A business entity is an organization established by one or more individuals, which has a separate existence and is formed to carry on business or trade. A business entity chiefly decides the type of tax return the business will file apart from endowing the business with various features.
There are a number of business entities to choose from and often it is one of the toughest decision that an entrepreneur has to make while starting his new venture, whether to opt for sole proprietorship or consider a partnership, or whether to go for limited liability partnership, or consider a private limited company or a . This decision depends on the size of the business, the needs of the business, the mission and vision of the business, the future goals of the business and the availability of funds for the business among various other factors.
Usually while starting out, an entrepreneur often finds himself conflicting between going solo and opting for sole proprietorship for the start-up rather than joining forces with a partner (or partners) for a partnership firm. Sole proprietorship allows for entrepreneurs to be independent and make decisions without objections and work independently as per their convenience but the advantages of partnership can make entrepreneurs re-think their decision.
Let us first consider the features of both the types of business entities to understand them better before listing the advantages of a partnership.
Sole Proprietorship and Partnership
Structure
A sole proprietorship is where an individual is doing his own business while in a partnership there are two or more partners who are doing business together for profit.
Registration
In terms of registration, a sole proprietorship does not need to be registered except under the Shops and Establishments Act for certain types of businesses while a partnership firm needs to be registered else it cannot enforce its rights in the court of law. The partnership registration procedure is also very simple and inexpensive.
Agreement
For its incorporation, a sole proprietorship does not need an agreement for its incorporation while for a partnership an agreement needs to be signed between the partners. The partnership agreement is voluntary but specifies the details and conditions within the partnership.
Governing Act
Since there no formal incorporation, there is also no specific statute that governs a sole proprietorship while a partnership agreement is governed by the Indian Partnership Act, 1932.
Number of Members
A sole proprietorship, as its name suggests, is owned and controlled by a single person. A partnership requires a minimum of 2 members to form the partnership and the maximum number of partners can go up to 10 for banking business and up to 20 for any other type of business.
Management
In a sole proprietorship, the entire management is done by the owner alone and he is the supreme authority for all the decisions. However, this can even result in inefficient management to the limited supply of skill set. For a partnership, each partner has a right to take part in the management of the business. This results in a pooling of knowledge and judgement where the work can be divided among partners according to their skills and aptitudes. Therefore the collective skill pooling leads to efficient management.
Capital
A sole proprietor has to arrange for the entire capital on his own or make while in a partnership all the partners can contribute towards building the capital and arranging for funds. Thus, a partnership can raise larger financial resources than a sole proprietorship.
Liability
In a sole proprietorship, the entire liabilities of the business are borne by the owner while in a partnership the partners have limited liabilities as they are shared.
Risk
The proprietor has to bear all the risks involved in the business and its repercussions in a sole proprietorship but in a partnership, the risks are shared by the partners.
Duration
The duration of the business in a sole proprietorship is uncertain and might last as long as the owner is alive while in a partnership the duration depends on the desire and the capacity of the partners and if there are new partners added to the partnership, it could be ceaseless.

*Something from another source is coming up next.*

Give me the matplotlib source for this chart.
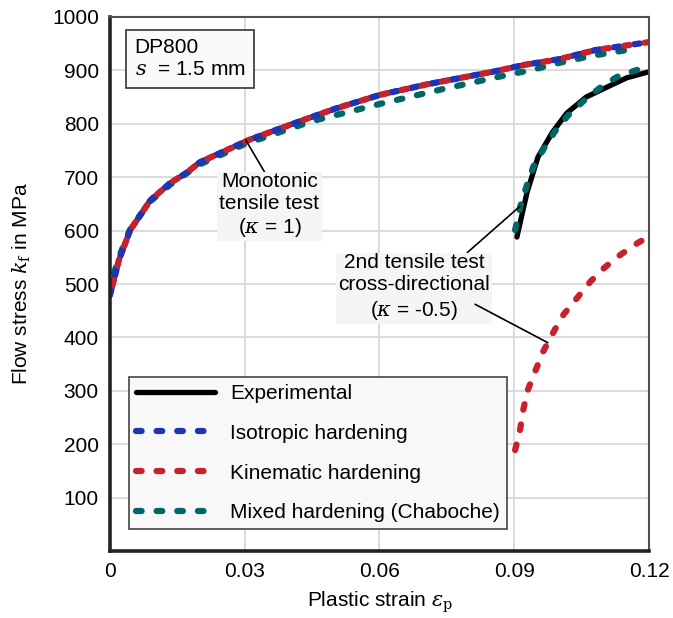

Also Read: How to Build Rock-Solid Business Partnerships
Advantages of Partnership over Sole Proprietorship
After studying the features of both the entities it is clear that partnership has advantages over proprietorship and these include-
- Capital can be raised easily and greater amount too in a partnership as in a partnership all the partners can contribute towards raising a capital, which is not the case in a sole proprietorship.
- Skills of the partners can be pooled along with knowledge, abilities and work force for the betterment of the business while in a sole proprietorship, the owner has only himself to rely on for ideas and skills.
- Losses are shared in a partnership and thus no single person feels the entire burden unlike in a sole proprietorship where losses are suffered by the owner alone.
- The partners in a partnership pay their personal income taxes on their share of the profits from the business, the partnership does not have to pay any special taxes but in a proprietorship, the proprietor has to bear the burden of all the taxes alone.
- A partnership can continue to be in existence if after one of the partners dies or opts out if they make an agreement legally that allows them to continue the partnership.
- The partners have limited liability and are a separate entity from the business unlike in a sole proprietorship. The partners are thus not personally liable in case of any debts or any other liabilities.
- Partnerships have certain rules and are governed by regulations of an authorised body which prevent it from mismanagement and help regulate it and operate it efficiently.
Thus, a partnership definitely has benefits over sole proprietorships, especially when rising entrepreneurs have to make a choice between the two.